## Start Material

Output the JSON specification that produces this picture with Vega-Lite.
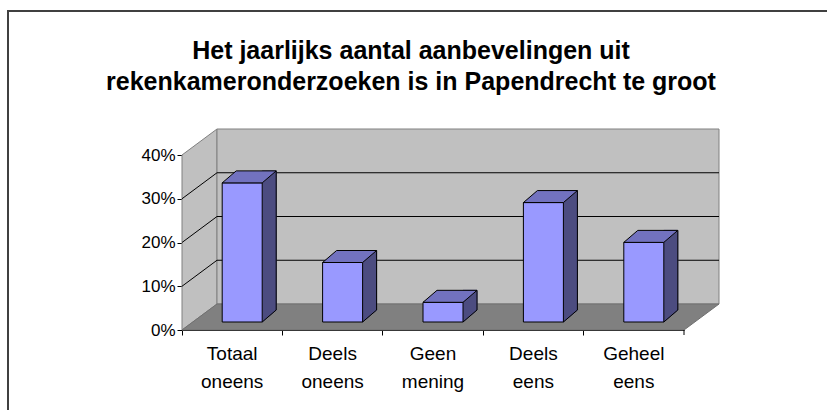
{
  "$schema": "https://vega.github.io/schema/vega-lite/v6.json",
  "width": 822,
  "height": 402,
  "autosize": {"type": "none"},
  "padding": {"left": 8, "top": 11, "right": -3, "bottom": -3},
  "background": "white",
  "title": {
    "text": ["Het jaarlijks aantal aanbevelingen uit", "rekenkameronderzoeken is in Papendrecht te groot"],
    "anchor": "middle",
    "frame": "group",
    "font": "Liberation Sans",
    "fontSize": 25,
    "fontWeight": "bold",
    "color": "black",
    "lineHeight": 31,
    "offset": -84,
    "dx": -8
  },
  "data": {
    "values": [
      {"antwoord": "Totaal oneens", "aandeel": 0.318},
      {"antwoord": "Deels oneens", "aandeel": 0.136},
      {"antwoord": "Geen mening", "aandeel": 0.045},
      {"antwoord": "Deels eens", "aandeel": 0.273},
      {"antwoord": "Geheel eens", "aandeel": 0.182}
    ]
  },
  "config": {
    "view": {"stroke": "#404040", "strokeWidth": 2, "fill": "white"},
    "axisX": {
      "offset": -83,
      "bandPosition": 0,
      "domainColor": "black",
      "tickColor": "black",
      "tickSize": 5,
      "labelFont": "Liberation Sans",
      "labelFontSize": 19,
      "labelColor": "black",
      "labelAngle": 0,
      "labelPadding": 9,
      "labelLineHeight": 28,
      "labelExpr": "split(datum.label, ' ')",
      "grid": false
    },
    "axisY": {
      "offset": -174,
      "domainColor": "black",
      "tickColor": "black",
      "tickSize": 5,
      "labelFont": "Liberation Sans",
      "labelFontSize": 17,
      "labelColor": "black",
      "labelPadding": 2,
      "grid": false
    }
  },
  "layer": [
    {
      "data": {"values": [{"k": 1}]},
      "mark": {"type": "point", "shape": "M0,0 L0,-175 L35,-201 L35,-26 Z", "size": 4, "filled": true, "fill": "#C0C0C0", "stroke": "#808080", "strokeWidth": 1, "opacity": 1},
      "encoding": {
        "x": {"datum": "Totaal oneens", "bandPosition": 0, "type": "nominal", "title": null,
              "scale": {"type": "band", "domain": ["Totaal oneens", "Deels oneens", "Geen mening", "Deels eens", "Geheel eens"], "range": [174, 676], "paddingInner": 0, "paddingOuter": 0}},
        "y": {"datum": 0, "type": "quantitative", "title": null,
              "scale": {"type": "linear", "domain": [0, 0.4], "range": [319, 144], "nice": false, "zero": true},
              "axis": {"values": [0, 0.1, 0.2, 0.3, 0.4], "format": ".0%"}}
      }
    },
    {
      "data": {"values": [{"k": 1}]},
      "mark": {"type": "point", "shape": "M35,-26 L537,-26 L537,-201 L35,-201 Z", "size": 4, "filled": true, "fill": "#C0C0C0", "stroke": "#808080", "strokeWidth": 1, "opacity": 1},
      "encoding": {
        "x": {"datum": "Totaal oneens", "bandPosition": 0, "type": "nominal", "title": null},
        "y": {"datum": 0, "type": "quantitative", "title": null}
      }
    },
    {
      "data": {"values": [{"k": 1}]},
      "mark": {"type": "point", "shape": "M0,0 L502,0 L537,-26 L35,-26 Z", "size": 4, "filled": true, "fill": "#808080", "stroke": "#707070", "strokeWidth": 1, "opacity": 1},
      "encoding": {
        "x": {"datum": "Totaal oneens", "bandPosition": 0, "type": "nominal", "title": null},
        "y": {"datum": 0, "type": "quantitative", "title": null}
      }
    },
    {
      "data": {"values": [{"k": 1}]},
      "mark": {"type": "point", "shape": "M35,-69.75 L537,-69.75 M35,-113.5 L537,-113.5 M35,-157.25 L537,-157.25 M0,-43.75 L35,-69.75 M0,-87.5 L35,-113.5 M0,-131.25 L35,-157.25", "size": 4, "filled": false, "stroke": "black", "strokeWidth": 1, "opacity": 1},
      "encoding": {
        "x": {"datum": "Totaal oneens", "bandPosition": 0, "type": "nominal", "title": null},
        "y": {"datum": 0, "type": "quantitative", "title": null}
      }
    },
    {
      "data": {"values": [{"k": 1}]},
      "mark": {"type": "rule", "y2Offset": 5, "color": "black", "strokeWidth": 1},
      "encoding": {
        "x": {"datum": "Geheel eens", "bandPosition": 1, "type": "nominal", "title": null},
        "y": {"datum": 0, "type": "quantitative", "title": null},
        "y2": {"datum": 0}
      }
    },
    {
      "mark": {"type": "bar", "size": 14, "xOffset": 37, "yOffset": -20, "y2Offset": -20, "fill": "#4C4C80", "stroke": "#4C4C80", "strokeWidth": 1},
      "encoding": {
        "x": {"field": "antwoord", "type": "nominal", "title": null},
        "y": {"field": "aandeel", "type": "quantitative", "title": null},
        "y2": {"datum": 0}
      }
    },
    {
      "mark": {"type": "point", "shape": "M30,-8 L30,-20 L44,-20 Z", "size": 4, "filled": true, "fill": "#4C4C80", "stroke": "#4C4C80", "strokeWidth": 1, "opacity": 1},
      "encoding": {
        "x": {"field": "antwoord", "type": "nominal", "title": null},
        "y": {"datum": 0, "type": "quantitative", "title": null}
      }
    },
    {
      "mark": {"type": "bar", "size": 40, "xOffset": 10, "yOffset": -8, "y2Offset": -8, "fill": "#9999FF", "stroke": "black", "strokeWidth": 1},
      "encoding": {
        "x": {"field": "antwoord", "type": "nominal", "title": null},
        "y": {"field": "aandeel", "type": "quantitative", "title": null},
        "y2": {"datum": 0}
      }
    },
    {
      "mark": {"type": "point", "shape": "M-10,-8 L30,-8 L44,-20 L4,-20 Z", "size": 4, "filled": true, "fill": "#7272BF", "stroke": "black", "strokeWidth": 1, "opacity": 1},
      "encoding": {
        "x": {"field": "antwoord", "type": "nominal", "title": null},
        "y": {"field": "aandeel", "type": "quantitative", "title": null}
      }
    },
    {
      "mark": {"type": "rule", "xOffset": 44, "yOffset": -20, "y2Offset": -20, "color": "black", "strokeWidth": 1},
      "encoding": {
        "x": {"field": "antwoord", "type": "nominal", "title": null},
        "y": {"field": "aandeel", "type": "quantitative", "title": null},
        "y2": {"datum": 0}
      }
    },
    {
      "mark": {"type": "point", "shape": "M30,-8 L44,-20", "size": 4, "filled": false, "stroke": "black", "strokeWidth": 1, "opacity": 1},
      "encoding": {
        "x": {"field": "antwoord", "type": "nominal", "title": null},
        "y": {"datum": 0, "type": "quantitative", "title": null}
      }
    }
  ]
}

## End Material

Written instruction.
Are you able to set down all the lines above exactly, without any pictures?

Solution to the exercise.
Output the JSON specification that produces this picture with Vega-Lite.
{
  "$schema": "https://vega.github.io/schema/vega-lite/v6.json",
  "width": 822,
  "height": 402,
  "autosize": {"type": "none"},
  "padding": {"left": 8, "top": 11, "right": -3, "bottom": -3},
  "background": "white",
  "title": {
    "text": ["Het jaarlijks aantal aanbevelingen uit", "rekenkameronderzoeken is in Papendrecht te groot"],
    "anchor": "middle",
    "frame": "group",
    "font": "Liberation Sans",
    "fontSize": 25,
    "fontWeight": "bold",
    "color": "black",
    "lineHeight": 31,
    "offset": -84,
    "dx": -8
  },
  "data": {
    "values": [
      {"antwoord": "Totaal oneens", "aandeel": 0.318},
      {"antwoord": "Deels oneens", "aandeel": 0.136},
      {"antwoord": "Geen mening", "aandeel": 0.045},
      {"antwoord": "Deels eens", "aandeel": 0.273},
      {"antwoord": "Geheel eens", "aandeel": 0.182}
    ]
  },
  "config": {
    "view": {"stroke": "#404040", "strokeWidth": 2, "fill": "white"},
    "axisX": {
      "offset": -83,
      "bandPosition": 0,
      "domainColor": "black",
      "tickColor": "black",
      "tickSize": 5,
      "labelFont": "Liberation Sans",
      "labelFontSize": 19,
      "labelColor": "black",
      "labelAngle": 0,
      "labelPadding": 9,
      "labelLineHeight": 28,
      "labelExpr": "split(datum.label, ' ')",
      "grid": false
    },
    "axisY": {
      "offset": -174,
      "domainColor": "black",
      "tickColor": "black",
      "tickSize": 5,
      "labelFont": "Liberation Sans",
      "labelFontSize": 17,
      "labelColor": "black",
      "labelPadding": 2,
      "grid": false
    }
  },
  "layer": [
    {
      "data": {"values": [{"k": 1}]},
      "mark": {"type": "point", "shape": "M0,0 L0,-175 L35,-201 L35,-26 Z", "size": 4, "filled": true, "fill": "#C0C0C0", "stroke": "#808080", "strokeWidth": 1, "opacity": 1},
      "encoding": {
        "x": {"datum": "Totaal oneens", "bandPosition": 0, "type": "nominal", "title": null,
              "scale": {"type": "band", "domain": ["Totaal oneens", "Deels oneens", "Geen mening", "Deels eens", "Geheel eens"], "range": [174, 676], "paddingInner": 0, "paddingOuter": 0}},
        "y": {"datum": 0, "type": "quantitative", "title": null,
              "scale": {"type": "linear", "domain": [0, 0.4], "range": [319, 144], "nice": false, "zero": true},
              "axis": {"values": [0, 0.1, 0.2, 0.3, 0.4], "format": ".0%"}}
      }
    },
    {
      "data": {"values": [{"k": 1}]},
      "mark": {"type": "point", "shape": "M35,-26 L537,-26 L537,-201 L35,-201 Z", "size": 4, "filled": true, "fill": "#C0C0C0", "stroke": "#808080", "strokeWidth": 1, "opacity": 1},
      "encoding": {
        "x": {"datum": "Totaal oneens", "bandPosition": 0, "type": "nominal", "title": null},
        "y": {"datum": 0, "type": "quantitative", "title": null}
      }
    },
    {
      "data": {"values": [{"k": 1}]},
      "mark": {"type": "point", "shape": "M0,0 L502,0 L537,-26 L35,-26 Z", "size": 4, "filled": true, "fill": "#808080", "stroke": "#707070", "strokeWidth": 1, "opacity": 1},
      "encoding": {
        "x": {"datum": "Totaal oneens", "bandPosition": 0, "type": "nominal", "title": null},
        "y": {"datum": 0, "type": "quantitative", "title": null}
      }
    },
    {
      "data": {"values": [{"k": 1}]},
      "mark": {"type": "point", "shape": "M35,-69.75 L537,-69.75 M35,-113.5 L537,-113.5 M35,-157.25 L537,-157.25 M0,-43.75 L35,-69.75 M0,-87.5 L35,-113.5 M0,-131.25 L35,-157.25", "size": 4, "filled": false, "stroke": "black", "strokeWidth": 1, "opacity": 1},
      "encoding": {
        "x": {"datum": "Totaal oneens", "bandPosition": 0, "type": "nominal", "title": null},
        "y": {"datum": 0, "type": "quantitative", "title": null}
      }
    },
    {
      "data": {"values": [{"k": 1}]},
      "mark": {"type": "rule", "y2Offset": 5, "color": "black", "strokeWidth": 1},
      "encoding": {
        "x": {"datum": "Geheel eens", "bandPosition": 1, "type": "nominal", "title": null},
        "y": {"datum": 0, "type": "quantitative", "title": null},
        "y2": {"datum": 0}
      }
    },
    {
      "mark": {"type": "bar", "size": 14, "xOffset": 37, "yOffset": -20, "y2Offset": -20, "fill": "#4C4C80", "stroke": "#4C4C80", "strokeWidth": 1},
      "encoding": {
        "x": {"field": "antwoord", "type": "nominal", "title": null},
        "y": {"field": "aandeel", "type": "quantitative", "title": null},
        "y2": {"datum": 0}
      }
    },
    {
      "mark": {"type": "point", "shape": "M30,-8 L30,-20 L44,-20 Z", "size": 4, "filled": true, "fill": "#4C4C80", "stroke": "#4C4C80", "strokeWidth": 1, "opacity": 1},
      "encoding": {
        "x": {"field": "antwoord", "type": "nominal", "title": null},
        "y": {"datum": 0, "type": "quantitative", "title": null}
      }
    },
    {
      "mark": {"type": "bar", "size": 40, "xOffset": 10, "yOffset": -8, "y2Offset": -8, "fill": "#9999FF", "stroke": "black", "strokeWidth": 1},
      "encoding": {
        "x": {"field": "antwoord", "type": "nominal", "title": null},
        "y": {"field": "aandeel", "type": "quantitative", "title": null},
        "y2": {"datum": 0}
      }
    },
    {
      "mark": {"type": "point", "shape": "M-10,-8 L30,-8 L44,-20 L4,-20 Z", "size": 4, "filled": true, "fill": "#7272BF", "stroke": "black", "strokeWidth": 1, "opacity": 1},
      "encoding": {
        "x": {"field": "antwoord", "type": "nominal", "title": null},
        "y": {"field": "aandeel", "type": "quantitative", "title": null}
      }
    },
    {
      "mark": {"type": "rule", "xOffset": 44, "yOffset": -20, "y2Offset": -20, "color": "black", "strokeWidth": 1},
      "encoding": {
        "x": {"field": "antwoord", "type": "nominal", "title": null},
        "y": {"field": "aandeel", "type": "quantitative", "title": null},
        "y2": {"datum": 0}
      }
    },
    {
      "mark": {"type": "point", "shape": "M30,-8 L44,-20", "size": 4, "filled": false, "stroke": "black", "strokeWidth": 1, "opacity": 1},
      "encoding": {
        "x": {"field": "antwoord", "type": "nominal", "title": null},
        "y": {"datum": 0, "type": "quantitative", "title": null}
      }
    }
  ]
}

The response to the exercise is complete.